I swing back by the ESPN Zone and find there’s no longer a line. The place is crowded, though, and the bouncers say only the third-floor bar is open. They’re packed in five to six tourists deep up there, and I’m stuck in a knot of Swedes for what seems like an eternity. I ask a hostess what the odds are of getting one TV switched to the Puppy Bowl. She says she doesn’t think the odds are very good.
I take the train downtown to a bar that usually is teeming with tourists and fraternity types but tonight is virtually empty. And nobody is watching the game—either game. I mention to the manager that I’d like to watch the Puppy Bowl, and, shockingly, he is amenable. We’re stymied for a moment because I don’t know what channel it’s on. Fortunately, two tall ladies come in who had read about Puppy Bowl in the Post. They take control of the remote and search for Animal Planet. After six or seven trips up and down the whole station list—lots of Bill Frist and Mexican soccer for some reason—we figure out the bar doesn’t get Animal Planet. Time is running out, so I have to make tracks.
Right down the street is a dim, pretty cool-looking bar. Inside are a loud gaggle of Japanese students, a European couple, a genial American couple (who seem to be the owners), and one Steelers fan parked at the bar. The game is coming to its inevitable slow, sloppy, and boring conclusion. I make the pitch to change the channel to the Puppy Bowl in the waning moments of the game, but the people I take to be the owners don’t really follow me.
The game wraps up, and I ask to change the channel again. But it turns out the bar doesn’t have cable.

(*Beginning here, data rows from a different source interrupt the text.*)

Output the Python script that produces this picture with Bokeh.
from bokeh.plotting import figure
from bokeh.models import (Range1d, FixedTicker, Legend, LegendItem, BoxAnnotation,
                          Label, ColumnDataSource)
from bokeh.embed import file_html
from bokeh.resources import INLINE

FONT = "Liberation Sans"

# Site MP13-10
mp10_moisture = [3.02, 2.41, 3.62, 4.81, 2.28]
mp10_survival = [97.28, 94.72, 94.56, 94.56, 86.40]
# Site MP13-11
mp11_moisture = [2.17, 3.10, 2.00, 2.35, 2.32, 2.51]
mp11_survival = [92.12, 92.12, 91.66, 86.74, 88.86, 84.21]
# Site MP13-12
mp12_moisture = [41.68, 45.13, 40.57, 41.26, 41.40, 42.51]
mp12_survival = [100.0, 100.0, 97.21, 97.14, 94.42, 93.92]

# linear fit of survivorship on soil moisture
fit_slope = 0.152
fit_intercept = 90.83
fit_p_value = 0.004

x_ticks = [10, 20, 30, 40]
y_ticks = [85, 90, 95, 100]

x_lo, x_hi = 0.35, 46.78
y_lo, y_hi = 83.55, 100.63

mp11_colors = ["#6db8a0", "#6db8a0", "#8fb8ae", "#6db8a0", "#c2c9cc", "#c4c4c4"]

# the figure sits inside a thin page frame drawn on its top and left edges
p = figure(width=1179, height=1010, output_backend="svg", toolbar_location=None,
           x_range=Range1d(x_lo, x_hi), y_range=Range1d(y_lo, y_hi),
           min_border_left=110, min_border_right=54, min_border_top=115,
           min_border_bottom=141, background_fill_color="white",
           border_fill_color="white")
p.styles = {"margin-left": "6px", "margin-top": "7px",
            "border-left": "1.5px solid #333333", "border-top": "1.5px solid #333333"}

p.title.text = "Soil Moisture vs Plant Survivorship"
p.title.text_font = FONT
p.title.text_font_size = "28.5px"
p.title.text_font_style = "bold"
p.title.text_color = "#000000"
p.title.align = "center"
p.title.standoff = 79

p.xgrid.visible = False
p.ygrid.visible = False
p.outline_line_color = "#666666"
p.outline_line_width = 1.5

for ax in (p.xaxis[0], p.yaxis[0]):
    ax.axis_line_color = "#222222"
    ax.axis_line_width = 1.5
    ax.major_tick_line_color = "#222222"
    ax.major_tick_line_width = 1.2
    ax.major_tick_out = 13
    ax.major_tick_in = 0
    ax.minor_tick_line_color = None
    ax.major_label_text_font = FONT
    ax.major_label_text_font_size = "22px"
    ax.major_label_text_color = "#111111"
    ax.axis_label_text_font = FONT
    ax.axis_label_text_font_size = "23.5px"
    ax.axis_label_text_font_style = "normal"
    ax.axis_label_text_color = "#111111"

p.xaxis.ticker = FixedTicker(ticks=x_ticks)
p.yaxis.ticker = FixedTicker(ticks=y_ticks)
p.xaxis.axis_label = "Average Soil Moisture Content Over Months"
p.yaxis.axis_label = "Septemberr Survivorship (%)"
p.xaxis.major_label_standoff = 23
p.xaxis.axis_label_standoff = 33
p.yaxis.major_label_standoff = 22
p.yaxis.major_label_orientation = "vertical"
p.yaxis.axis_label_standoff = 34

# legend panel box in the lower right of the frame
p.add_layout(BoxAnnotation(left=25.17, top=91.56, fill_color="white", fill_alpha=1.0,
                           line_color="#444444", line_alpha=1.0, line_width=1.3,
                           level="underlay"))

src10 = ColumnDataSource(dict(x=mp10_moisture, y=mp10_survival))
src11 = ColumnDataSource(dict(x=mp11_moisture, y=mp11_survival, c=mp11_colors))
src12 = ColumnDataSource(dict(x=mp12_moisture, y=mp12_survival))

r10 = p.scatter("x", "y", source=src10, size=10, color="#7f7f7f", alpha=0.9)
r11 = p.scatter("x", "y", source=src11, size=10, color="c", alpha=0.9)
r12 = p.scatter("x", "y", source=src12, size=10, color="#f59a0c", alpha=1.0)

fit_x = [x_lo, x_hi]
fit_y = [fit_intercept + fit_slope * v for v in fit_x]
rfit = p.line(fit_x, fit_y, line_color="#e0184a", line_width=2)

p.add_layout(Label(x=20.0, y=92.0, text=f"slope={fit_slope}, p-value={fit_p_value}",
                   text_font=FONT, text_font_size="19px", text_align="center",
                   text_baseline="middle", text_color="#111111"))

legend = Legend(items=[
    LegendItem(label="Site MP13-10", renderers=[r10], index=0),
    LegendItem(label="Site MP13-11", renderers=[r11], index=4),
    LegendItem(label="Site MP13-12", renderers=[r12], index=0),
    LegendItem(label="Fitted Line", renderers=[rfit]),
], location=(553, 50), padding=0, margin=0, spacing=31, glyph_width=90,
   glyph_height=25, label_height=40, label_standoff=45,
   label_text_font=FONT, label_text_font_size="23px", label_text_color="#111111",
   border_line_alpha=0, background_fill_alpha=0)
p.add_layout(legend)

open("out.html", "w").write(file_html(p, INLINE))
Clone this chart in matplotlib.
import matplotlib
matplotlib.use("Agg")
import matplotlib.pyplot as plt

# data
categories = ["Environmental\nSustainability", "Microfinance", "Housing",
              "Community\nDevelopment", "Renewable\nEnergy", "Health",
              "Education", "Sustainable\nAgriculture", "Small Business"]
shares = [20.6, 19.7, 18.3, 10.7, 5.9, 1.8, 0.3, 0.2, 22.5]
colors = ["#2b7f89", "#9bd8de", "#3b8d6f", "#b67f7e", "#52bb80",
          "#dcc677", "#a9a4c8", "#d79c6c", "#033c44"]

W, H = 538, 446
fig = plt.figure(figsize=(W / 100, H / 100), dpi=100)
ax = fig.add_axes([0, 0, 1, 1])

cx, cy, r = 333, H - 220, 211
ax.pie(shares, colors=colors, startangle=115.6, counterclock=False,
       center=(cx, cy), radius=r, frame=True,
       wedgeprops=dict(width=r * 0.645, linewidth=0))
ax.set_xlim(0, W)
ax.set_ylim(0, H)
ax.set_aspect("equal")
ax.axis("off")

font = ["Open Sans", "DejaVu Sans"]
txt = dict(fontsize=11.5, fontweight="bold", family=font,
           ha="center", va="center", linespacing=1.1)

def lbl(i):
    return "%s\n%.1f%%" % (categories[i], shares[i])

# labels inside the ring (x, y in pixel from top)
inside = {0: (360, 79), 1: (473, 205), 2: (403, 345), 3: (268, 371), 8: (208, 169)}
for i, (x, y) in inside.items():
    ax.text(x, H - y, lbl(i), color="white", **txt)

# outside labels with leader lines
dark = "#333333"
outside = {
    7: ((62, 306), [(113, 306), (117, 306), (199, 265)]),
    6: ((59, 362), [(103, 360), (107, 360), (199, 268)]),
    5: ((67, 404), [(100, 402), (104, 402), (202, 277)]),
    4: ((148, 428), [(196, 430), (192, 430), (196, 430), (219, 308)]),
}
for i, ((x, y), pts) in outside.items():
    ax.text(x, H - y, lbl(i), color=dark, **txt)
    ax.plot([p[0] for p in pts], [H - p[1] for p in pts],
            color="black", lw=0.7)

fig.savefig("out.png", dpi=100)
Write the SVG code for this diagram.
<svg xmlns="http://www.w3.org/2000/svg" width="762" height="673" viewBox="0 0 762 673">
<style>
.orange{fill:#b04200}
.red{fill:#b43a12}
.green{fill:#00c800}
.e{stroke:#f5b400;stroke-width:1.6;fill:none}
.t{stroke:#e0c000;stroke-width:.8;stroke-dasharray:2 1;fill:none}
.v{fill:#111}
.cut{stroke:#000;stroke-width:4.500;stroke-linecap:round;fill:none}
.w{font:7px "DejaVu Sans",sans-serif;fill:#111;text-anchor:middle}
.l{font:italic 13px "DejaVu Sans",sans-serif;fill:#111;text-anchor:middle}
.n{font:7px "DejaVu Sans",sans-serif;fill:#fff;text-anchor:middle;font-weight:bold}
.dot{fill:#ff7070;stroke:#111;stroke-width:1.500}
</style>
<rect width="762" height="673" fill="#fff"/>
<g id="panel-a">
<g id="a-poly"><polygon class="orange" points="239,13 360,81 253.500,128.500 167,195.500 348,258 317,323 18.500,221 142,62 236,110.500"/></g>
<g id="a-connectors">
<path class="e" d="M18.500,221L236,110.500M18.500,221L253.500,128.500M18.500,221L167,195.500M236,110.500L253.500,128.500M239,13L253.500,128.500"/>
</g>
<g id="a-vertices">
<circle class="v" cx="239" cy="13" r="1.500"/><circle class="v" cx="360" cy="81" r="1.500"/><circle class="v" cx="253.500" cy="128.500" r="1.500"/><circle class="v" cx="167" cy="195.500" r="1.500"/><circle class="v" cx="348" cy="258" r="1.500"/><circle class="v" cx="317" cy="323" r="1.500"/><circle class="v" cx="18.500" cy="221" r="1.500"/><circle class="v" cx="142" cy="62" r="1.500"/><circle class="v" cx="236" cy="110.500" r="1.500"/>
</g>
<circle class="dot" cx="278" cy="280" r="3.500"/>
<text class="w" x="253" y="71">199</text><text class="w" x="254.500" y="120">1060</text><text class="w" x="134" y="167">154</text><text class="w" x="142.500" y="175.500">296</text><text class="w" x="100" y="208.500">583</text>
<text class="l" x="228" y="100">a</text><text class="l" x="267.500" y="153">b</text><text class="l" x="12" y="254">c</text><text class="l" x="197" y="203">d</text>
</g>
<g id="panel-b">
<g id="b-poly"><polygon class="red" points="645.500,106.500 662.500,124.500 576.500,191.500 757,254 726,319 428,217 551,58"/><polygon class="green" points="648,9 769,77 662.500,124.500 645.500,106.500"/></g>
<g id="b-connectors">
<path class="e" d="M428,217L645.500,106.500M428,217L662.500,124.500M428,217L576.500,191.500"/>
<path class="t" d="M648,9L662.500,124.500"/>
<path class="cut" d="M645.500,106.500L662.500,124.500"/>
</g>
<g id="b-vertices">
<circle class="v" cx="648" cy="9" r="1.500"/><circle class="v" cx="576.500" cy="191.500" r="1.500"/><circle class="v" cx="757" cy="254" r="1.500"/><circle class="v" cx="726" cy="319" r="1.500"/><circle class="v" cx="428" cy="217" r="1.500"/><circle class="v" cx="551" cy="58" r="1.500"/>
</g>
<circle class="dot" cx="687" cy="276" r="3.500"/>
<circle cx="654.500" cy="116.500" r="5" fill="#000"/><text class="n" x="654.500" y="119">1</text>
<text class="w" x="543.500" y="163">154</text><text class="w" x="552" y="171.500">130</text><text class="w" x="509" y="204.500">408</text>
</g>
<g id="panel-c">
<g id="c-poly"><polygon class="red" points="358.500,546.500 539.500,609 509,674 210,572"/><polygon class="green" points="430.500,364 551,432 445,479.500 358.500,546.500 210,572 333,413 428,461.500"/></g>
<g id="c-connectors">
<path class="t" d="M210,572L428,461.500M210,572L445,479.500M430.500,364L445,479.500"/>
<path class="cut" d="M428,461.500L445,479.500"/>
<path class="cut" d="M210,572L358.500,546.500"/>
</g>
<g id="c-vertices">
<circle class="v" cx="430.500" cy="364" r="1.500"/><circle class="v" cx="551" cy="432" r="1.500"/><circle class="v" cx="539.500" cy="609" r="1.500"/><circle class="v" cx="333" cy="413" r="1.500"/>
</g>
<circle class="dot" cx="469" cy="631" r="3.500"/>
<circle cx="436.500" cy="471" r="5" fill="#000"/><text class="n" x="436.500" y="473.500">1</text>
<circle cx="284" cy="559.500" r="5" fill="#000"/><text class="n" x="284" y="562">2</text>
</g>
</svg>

According to the couple, the place is in legal limbo, and there’s no money to pay the cable bill. But they’re doing their best to make the place homey. The woman gestures to a framed charcoal drawing of a smiling dog who looks to be a cross between an old English sheepdog and a Scottish terrier. It’s her dog, who just recently passed away. “God,” she says. “He was some puppy.”